A speaker cone moves back and forth, compressing and rarefying the air to match the waveform of the music. Low frequencies require larger cone motion and move more air, which is why bass can be felt in your chest as vibrations. Line array speakers stack many drivers vertically so their waves combine in a controlled pattern that projects sound far into the crowd while reducing spill upward and downward.

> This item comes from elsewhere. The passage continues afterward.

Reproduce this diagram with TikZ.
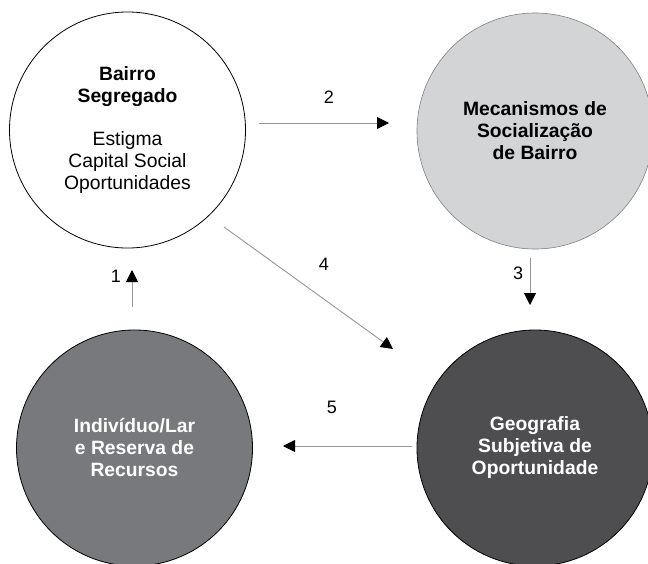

Sound level is measured in decibels on a logarithmic scale, so small number changes can mean large changes in acoustic intensity.

Key Facts

  • Sound speed in air at room temperature is about v = 343 m/s.
  • Wave relationship: v = fλ, where v is wave speed, f is frequency, and λ is wavelength.
  • Subwoofer range is roughly 20 Hz to 80 Hz, producing long wavelengths and strong physical vibration.
  • Midrange speakers often cover about 80 Hz to 2,000 Hz, including much of vocals, guitars, and keyboards.
  • Tweeters often cover about 2,000 Hz to 20,000 Hz, adding brightness, detail, and sharp transients.
  • Sound level in decibels: β = 10 log10(I/I0), so a 10 dB increase means 10 times the sound intensity.

Vocabulary

Sound pressure wave
A repeating pattern of air compressions and rarefactions that carries sound energy away from a vibrating source.
Frequency
The number of wave cycles per second, measured in hertz, that determines the pitch of a sound.
Wavelength
The distance between matching points on a wave, such as one compression to the next compression.
Line array
A vertical stack of speakers designed so their sound waves combine to control the direction and coverage of the sound.
Decibel
A logarithmic unit used to compare sound intensity or sound pressure level.

Common Mistakes to Avoid

  • Treating decibels as a normal linear scale is wrong because decibels are logarithmic. A 10 dB increase represents 10 times the intensity, not 10 extra units of sound.
  • Assuming bigger speakers always mean higher pitch is wrong because large drivers are usually better for low frequencies. Bass requires moving a large volume of air, while high frequencies use smaller, lighter drivers.
  • Forgetting to use consistent units in v = fλ is wrong because frequency must be in hertz and wavelength in meters to get speed in meters per second. Mixing centimeters and meters gives incorrect wavelengths or speeds.
  • Thinking a line array only makes sound louder is incomplete because its main advantage is directional control. The spacing and timing of the drivers help steer sound toward the audience and reduce unwanted reflections.

Practice Questions

  1. 1 A subwoofer plays a 50 Hz bass note. Using v = 343 m/s, calculate the wavelength of the sound in air.
  2. 2 A concert sound level increases from 90 dB to 100 dB. By what factor does the sound intensity increase?
  3. 3 Explain why a concert system uses separate subwoofers, midrange drivers, and tweeters instead of one speaker driver for all sounds.